- [Given exercise] Only the lines from the start of the data through the line with "EDGES_NUEBAR = [0, 2, 4, 6, 8, 8.5, 11, 12.6, 12.9]" belong in the copy. Restate them word for word, minus the pictures.

....

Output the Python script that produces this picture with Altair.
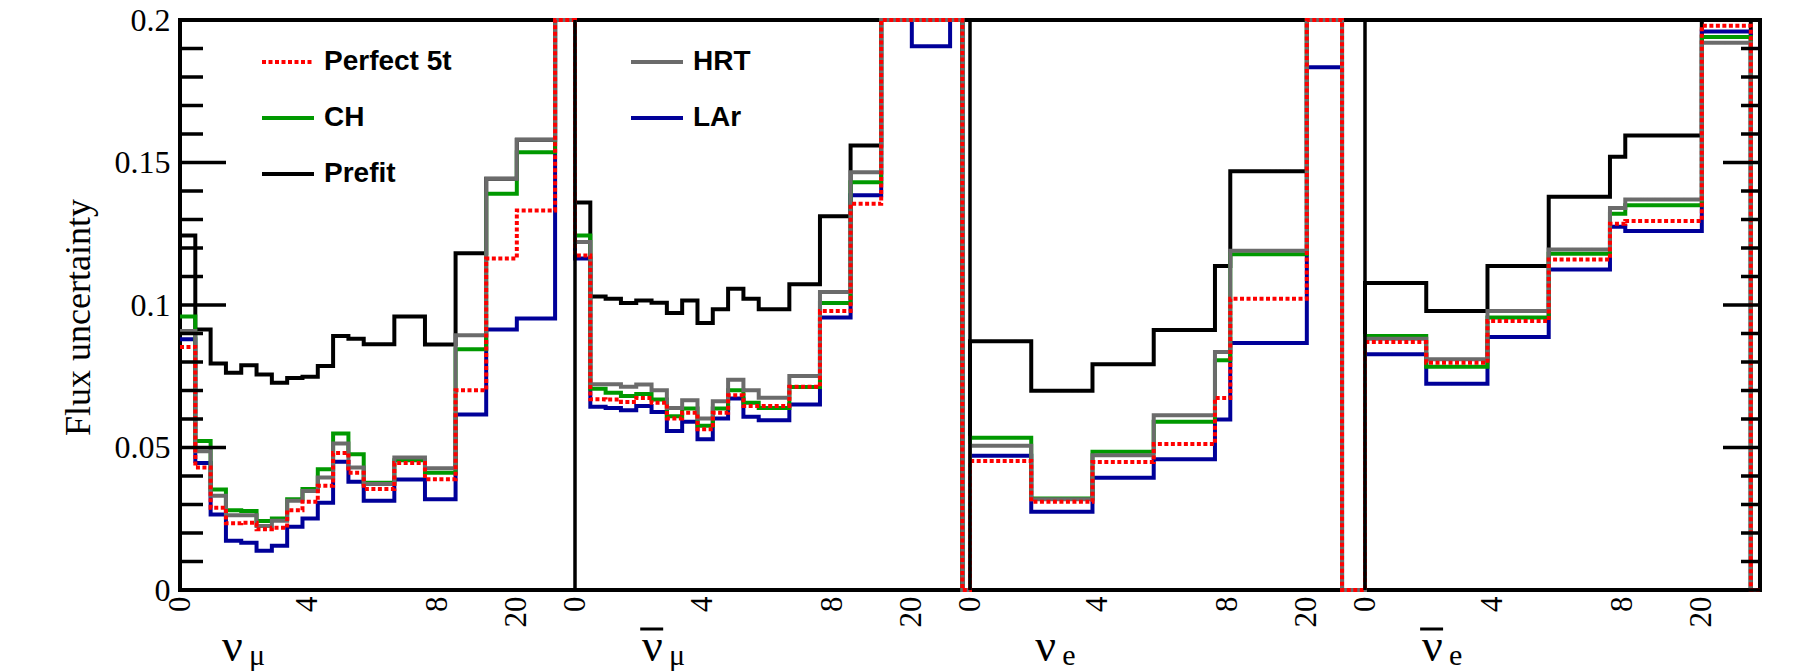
import altair as alt
import pandas as pd

# ---------------- data ----------------
PANELS = ["numu", "numubar", "nue", "nuebar"]
PANEL_WIDTH = 12.9            # axis units spanned by one flavour panel
SERIES = ["Perfect 5t", "CH", "Prefit", "HRT", "LAr"]      # legend order (column-wise, 2 columns)
COLORS = ["#ff0000", "#009900", "#000000", "#6b6b6b", "#000099"]
DASHES = [[4, 2.5], [1, 0], [1, 0], [1, 0], [1, 0]]
DRAW_ORDER = ["Prefit", "LAr", "CH", "HRT", "Perfect 5t"]  # bottom -> top

OFF = 0.25   # bin content above the 0.2 frame (drawn clipped at the top)

# bin edges (axis units) per panel
EDGES_NUMU = [0, 0.5, 1, 1.5, 2, 2.5, 3, 3.5, 4, 4.5, 5, 5.5, 6, 7, 8, 9, 10, 11, 12.25, 12.9]
EDGES_NUMUBAR = [0, 0.5, 1, 1.5, 2, 2.5, 3, 3.5, 4, 4.5, 5, 5.5, 6, 7, 8, 9, 10, 11, 12.25, 12.65, 12.9]
EDGES_NUE = [0, 2, 4, 6, 8, 8.5, 11, 12.15, 12.9]
EDGES_NUEBAR = [0, 2, 4, 6, 8, 8.5, 11, 12.6, 12.9]

# nu_mu
NUMU_PREFIT = [0.1244, 0.0914, 0.0795, 0.0762, 0.0789, 0.0756, 0.0727, 0.0744, 0.0748, 0.0786,
               0.0891, 0.0882, 0.0862, 0.0960, 0.0861, 0.1182, 0.1443, 0.1580, OFF]
NUMU_CH = [0.0960, 0.0523, 0.0353, 0.0280, 0.0277, 0.0242, 0.0251, 0.0318, 0.0354, 0.0424,
           0.0549, 0.0476, 0.0376, 0.0455, 0.0411, 0.0845, 0.1390, 0.1536, OFF]
NUMU_HRT = [0.0909, 0.0487, 0.0331, 0.0262, 0.0262, 0.0225, 0.0243, 0.0313, 0.0347, 0.0395,
            0.0514, 0.0430, 0.0372, 0.0465, 0.0427, 0.0894, 0.1443, 0.1580, OFF]
NUMU_P5T = [0.0853, 0.0430, 0.0289, 0.0234, 0.0236, 0.0213, 0.0218, 0.0280, 0.0310, 0.0366,
            0.0481, 0.0411, 0.0354, 0.0446, 0.0389, 0.0701, 0.1163, 0.1332, OFF]
NUMU_LAR = [0.0880, 0.0446, 0.0265, 0.0173, 0.0166, 0.0138, 0.0155, 0.0222, 0.0251, 0.0306,
            0.0450, 0.0380, 0.0313, 0.0388, 0.0318, 0.0616, 0.0914, 0.0953, OFF]

# anti nu_mu
NUMUBAR_PREFIT = [0.1360, 0.1030, 0.1022, 0.1007, 0.1016, 0.1008, 0.0972, 0.1016, 0.0937, 0.0985,
                  0.1057, 0.1022, 0.0985, 0.1073, 0.1311, 0.1560, OFF, OFF, OFF, 0.0]
NUMUBAR_CH = [0.1244, 0.0706, 0.0692, 0.0681, 0.0688, 0.0668, 0.0610, 0.0637, 0.0576, 0.0637,
              0.0701, 0.0657, 0.0639, 0.0712, 0.1007, 0.1431, OFF, OFF, OFF, 0.0]
NUMUBAR_HRT = [0.1221, 0.0722, 0.0722, 0.0713, 0.0721, 0.0701, 0.0639, 0.0666, 0.0602, 0.0662,
               0.0738, 0.0701, 0.0675, 0.0751, 0.1046, 0.1466, OFF, OFF, OFF, 0.0]
NUMUBAR_P5T = [0.1174, 0.0669, 0.0668, 0.0660, 0.0674, 0.0657, 0.0602, 0.0622, 0.0564, 0.0622,
               0.0683, 0.0646, 0.0646, 0.0713, 0.0979, 0.1355, OFF, OFF, OFF, 0.0]
NUMUBAR_LAR = [0.1163, 0.0643, 0.0639, 0.0631, 0.0646, 0.0625, 0.0558, 0.0590, 0.0529, 0.0602,
               0.0672, 0.0608, 0.0596, 0.0651, 0.0956, 0.1385, OFF, 0.1908, OFF, 0.0]

# nu_e
NUE_PREFIT = [0.0873, 0.0699, 0.0792, 0.0912, 0.1137, 0.1469, OFF, 0.0]
NUE_CH = [0.0534, 0.0321, 0.0485, 0.0590, 0.0806, 0.1178, OFF, 0.0]
NUE_HRT = [0.0506, 0.0318, 0.0473, 0.0613, 0.0835, 0.1190, OFF, 0.0]
NUE_P5T = [0.0453, 0.0310, 0.0449, 0.0512, 0.0674, 0.1022, OFF, 0.0]
NUE_LAR = [0.0471, 0.0275, 0.0394, 0.0459, 0.0598, 0.0867, 0.1834, 0.0]

# anti nu_e
NUEBAR_PREFIT = [0.1077, 0.0979, 0.1137, 0.1380, 0.1520, 0.1595, OFF, 0.0]
NUEBAR_CH = [0.0891, 0.0783, 0.0956, 0.1180, 0.1320, 0.1350, 0.1940, 0.0]
NUEBAR_HRT = [0.0882, 0.0810, 0.0979, 0.1195, 0.1340, 0.1370, 0.1920, 0.0]
NUEBAR_P5T = [0.0870, 0.0797, 0.0944, 0.1160, 0.1285, 0.1295, 0.1980, 0.0]
NUEBAR_LAR = [0.0827, 0.0724, 0.0888, 0.1125, 0.1275, 0.1260, 0.1960, 0.0]

EDGES = {"numu": EDGES_NUMU, "numubar": EDGES_NUMUBAR, "nue": EDGES_NUE, "nuebar": EDGES_NUEBAR}
VALUES = {
    "numu": {"Prefit": NUMU_PREFIT, "CH": NUMU_CH, "HRT": NUMU_HRT, "Perfect 5t": NUMU_P5T, "LAr": NUMU_LAR},
    "numubar": {"Prefit": NUMUBAR_PREFIT, "CH": NUMUBAR_CH, "HRT": NUMUBAR_HRT, "Perfect 5t": NUMUBAR_P5T, "LAr": NUMUBAR_LAR},
    "nue": {"Prefit": NUE_PREFIT, "CH": NUE_CH, "HRT": NUE_HRT, "Perfect 5t": NUE_P5T, "LAr": NUE_LAR},
    "nuebar": {"Prefit": NUEBAR_PREFIT, "CH": NUEBAR_CH, "HRT": NUEBAR_HRT, "Perfect 5t": NUEBAR_P5T, "LAr": NUEBAR_LAR},
}

X_TICK_LABELS = ["0", "4", "8", "20"]
X_TICK_POS = [0, 4.15, 8.4, 11.0]
Y_MAJOR = [0, 0.05, 0.1, 0.15, 0.2]
Y_MINOR = [0.01, 0.02, 0.03, 0.04, 0.06, 0.07, 0.08, 0.09, 0.11, 0.12, 0.13, 0.14,
           0.16, 0.17, 0.18, 0.19]

PANEL_MAIN = ["\u03bd", "\u03bd", "\u03bd", "\u03bd"]
PANEL_ANTI = [False, True, False, True]
PANEL_SUB = ["\u03bc", "\u03bc", "e", "e"]
PANEL_LABEL_POS = [1.37, 2.19, 2.13, 1.86]
BAR_SPAN = 0.75   # overbar length in axis units

# ---------------- build tables ----------------
rows = []
for s in SERIES:
    last = None
    for k, p in enumerate(PANELS):
        e = EDGES[p]
        v = VALUES[p][s]
        for i in range(len(v)):
            rows.append({"series": s, "x": k * PANEL_WIDTH + e[i], "y": v[i]})
            last = v[i]
    rows.append({"series": s, "x": len(PANELS) * PANEL_WIDTH, "y": last})
steps = pd.DataFrame(rows)

xvals, xlabs = [], []
for k in range(len(PANELS)):
    for pos, lab in zip(X_TICK_POS, X_TICK_LABELS):
        xvals.append(round(k * PANEL_WIDTH + pos, 6))
        xlabs.append(lab)
label_expr = "[" + ",".join("'%s'" % l for l in xlabs) + "][indexof([" + \
    ",".join(repr(v) for v in xvals) + "], datum.value)]"

W, H = 1580, 570
SERIF = "Liberation Serif"

xscale = alt.Scale(domain=[0, len(PANELS) * PANEL_WIDTH], nice=False, zero=False)
yscale = alt.Scale(domain=[0, 0.2], nice=False, zero=False, clamp=True)

xaxis = alt.Axis(values=xvals, labelExpr=label_expr, labelAngle=270, labelAlign="right",
                 labelBaseline="middle", labelFont=SERIF, labelFontSize=31, labelColor="black",
                 labelPadding=6, ticks=False, domain=False, grid=False, title=None,
                 labelOverlap=False, labelFlush=False)
yaxis = alt.Axis(values=Y_MAJOR, format="~g", labelFont=SERIF, labelFontSize=32, labelColor="black",
                 labelPadding=10, ticks=False, domain=False, grid=False, labelOverlap=False,
                 labelFlush=False, title="Flux uncertainty", titleFont=SERIF, titleFontSize=36,
                 titleFontWeight="normal", titleColor="black", titleAngle=270, titleX=-102,
                 titleY=H / 2 + 12, titleAlign="center", titleBaseline="middle")

X = alt.X("x:Q", scale=xscale, axis=xaxis)
Y = alt.Y("y:Q", scale=yscale, axis=yaxis)

legend = alt.Legend(title=None, orient="none", legendX=80, legendY=28, direction="vertical",
                    columns=2, columnPadding=177, rowPadding=28, symbolType="stroke",
                    symbolSize=2704, symbolStrokeWidth=4, labelFont="Liberation Sans",
                    labelFontWeight="bold", labelFontSize=28, labelColor="black", labelOffset=8,
                    padding=0, clipHeight=28, symbolOffset=0, labelLimit=400)
color = alt.Color("series:N", scale=alt.Scale(domain=SERIES, range=COLORS), legend=legend)
dash = alt.StrokeDash("series:N", scale=alt.Scale(domain=SERIES, range=DASHES), legend=legend)

layers = []
for s in DRAW_ORDER:
    layers.append(
        alt.Chart(steps[steps.series == s]).mark_line(interpolate="step-after", strokeWidth=4)
        .encode(x=X, y=Y, color=color, strokeDash=dash)
    )

# panel separators
sep = pd.DataFrame({"x": [k * PANEL_WIDTH for k in range(1, len(PANELS))],
                    "y": [0.0] * (len(PANELS) - 1), "y2": [0.2] * (len(PANELS) - 1)})
layers.append(alt.Chart(sep).mark_rule(color="black", strokeWidth=3.5)
              .encode(x=X, y=Y, y2="y2:Q"))

# inward ticks (left and right frame)
maj = pd.DataFrame({"y": Y_MAJOR})
mnr = pd.DataFrame({"y": Y_MINOR})
for df, ln_l, ln_r in [(maj, 46, 37), (mnr, 23, 19)]:
    layers.append(alt.Chart(df).mark_rule(color="black", strokeWidth=3.5)
                  .encode(y=Y, x=alt.value(0), x2=alt.value(ln_l)))
    layers.append(alt.Chart(df).mark_rule(color="black", strokeWidth=3.5)
                  .encode(y=Y, x=alt.value(W), x2=alt.value(W - ln_r)))

# flavour labels under each panel
lab = pd.DataFrame({"x": [k * PANEL_WIDTH + PANEL_LABEL_POS[k] for k in range(len(PANELS))],
                    "main": PANEL_MAIN, "sub": PANEL_SUB})
layers.append(alt.Chart(lab).mark_text(font=SERIF, fontSize=46, align="left", baseline="alphabetic",
                                       color="black")
              .encode(x=X, y=alt.value(641), text="main:N"))
layers.append(alt.Chart(lab).mark_text(font=SERIF, fontSize=30, align="left", baseline="alphabetic",
                                       color="black", dx=27)
              .encode(x=X, y=alt.value(645), text="sub:N"))

# overbars of the antineutrino labels
bars = pd.DataFrame({
    "x": [k * PANEL_WIDTH + PANEL_LABEL_POS[k] - 0.06 for k in range(len(PANELS)) if PANEL_ANTI[k]],
    "x2": [k * PANEL_WIDTH + PANEL_LABEL_POS[k] - 0.06 + BAR_SPAN for k in range(len(PANELS)) if PANEL_ANTI[k]],
})
layers.append(alt.Chart(bars).mark_rule(color="black", strokeWidth=3)
              .encode(x=X, x2="x2:Q", y=alt.value(609)))

chart = alt.layer(*layers).properties(
    width=W, height=H,
    autosize=alt.AutoSizeParams(type="none"),
    padding={"left": 172, "top": 12, "right": 28, "bottom": 82},
    background="white",
).configure_view(stroke="black", strokeWidth=4).resolve_scale(color="shared", strokeDash="shared")

chart.save("out.html", embed_options={"renderer": "svg", "actions": False})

....

- [The completed task]
Output the Python script that produces this picture with Altair.
import altair as alt
import pandas as pd

# ---------------- data ----------------
PANELS = ["numu", "numubar", "nue", "nuebar"]
PANEL_WIDTH = 12.9            # axis units spanned by one flavour panel
SERIES = ["Perfect 5t", "CH", "Prefit", "HRT", "LAr"]      # legend order (column-wise, 2 columns)
COLORS = ["#ff0000", "#009900", "#000000", "#6b6b6b", "#000099"]
DASHES = [[4, 2.5], [1, 0], [1, 0], [1, 0], [1, 0]]
DRAW_ORDER = ["Prefit", "LAr", "CH", "HRT", "Perfect 5t"]  # bottom -> top

OFF = 0.25   # bin content above the 0.2 frame (drawn clipped at the top)

# bin edges (axis units) per panel
EDGES_NUMU = [0, 0.5, 1, 1.5, 2, 2.5, 3, 3.5, 4, 4.5, 5, 5.5, 6, 7, 8, 9, 10, 11, 12.25, 12.9]
EDGES_NUMUBAR = [0, 0.5, 1, 1.5, 2, 2.5, 3, 3.5, 4, 4.5, 5, 5.5, 6, 7, 8, 9, 10, 11, 12.25, 12.65, 12.9]
EDGES_NUE = [0, 2, 4, 6, 8, 8.5, 11, 12.15, 12.9]
EDGES_NUEBAR = [0, 2, 4, 6, 8, 8.5, 11, 12.6, 12.9]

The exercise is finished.